In 1971, the Supreme Court for the first time struck down a law under the Constitution’s equal-protection clause that treated men and women differently. Courts since then have invalidated countless laws that discriminated on the basis of sex. Bucking convention, advocates frequently attacked laws that were designed to benefit women under the theory that such laws perpetuated harmful sex stereotypes that “put women, not on a pedestal, but in a cage.” Americans now take for granted that the government acts illegally when it creates self-fulfilling legislation that presumes women are caregivers or do not work outside the home.
Nevertheless, as part of the Affordable Care Act, the government in 2011 promulgated a regulation with wide support that explicitly discriminates on the basis of sex: the contraceptive mandate. The mandate requires all health plans to provide cost-free birth control, but only for those methods used by women. Though it may sound counterintuitive, the mandate’s exclusion of men harms women—the very group the mandate was designed to benefit—and constitutes illegal sex discrimination. The only equitable remedy is to extend the mandate’s benefits to men.
The mandate’s exclusion of men harms women in several ways. Most practically, it fails to provide cost-free birth control to the large proportion of women who rely on male birth control to prevent conception: Fifteen to 22 percent of women rely on condoms, while 8 to 9 percent rely on their partner’s vasectomy.

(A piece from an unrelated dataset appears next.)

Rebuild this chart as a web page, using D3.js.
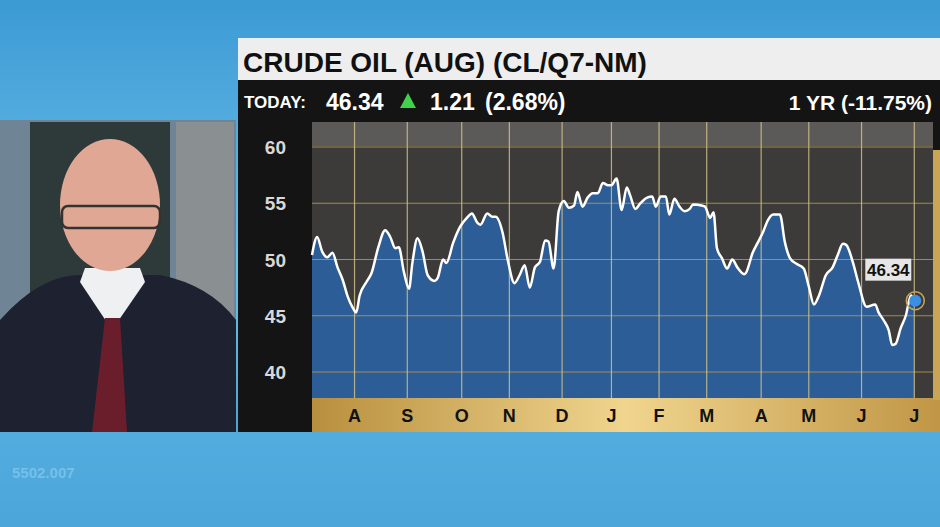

To put that number in context, more women rely on male contraception than rely on the birth-control pill. The mandate, which was passed to help all women access birth control, simply isn’t fulfilling its goal for these women. And because young women and women of color are more likely to rely on male contraceptives, the mandate’s exclusion of men disproportionately harms them. The reality is that all birth control—regardless of the user’s sex—helps women avoid unwanted pregnancy. Why should the law make a distinction that is irrelevant to women seeking the same goal of preventing pregnancy?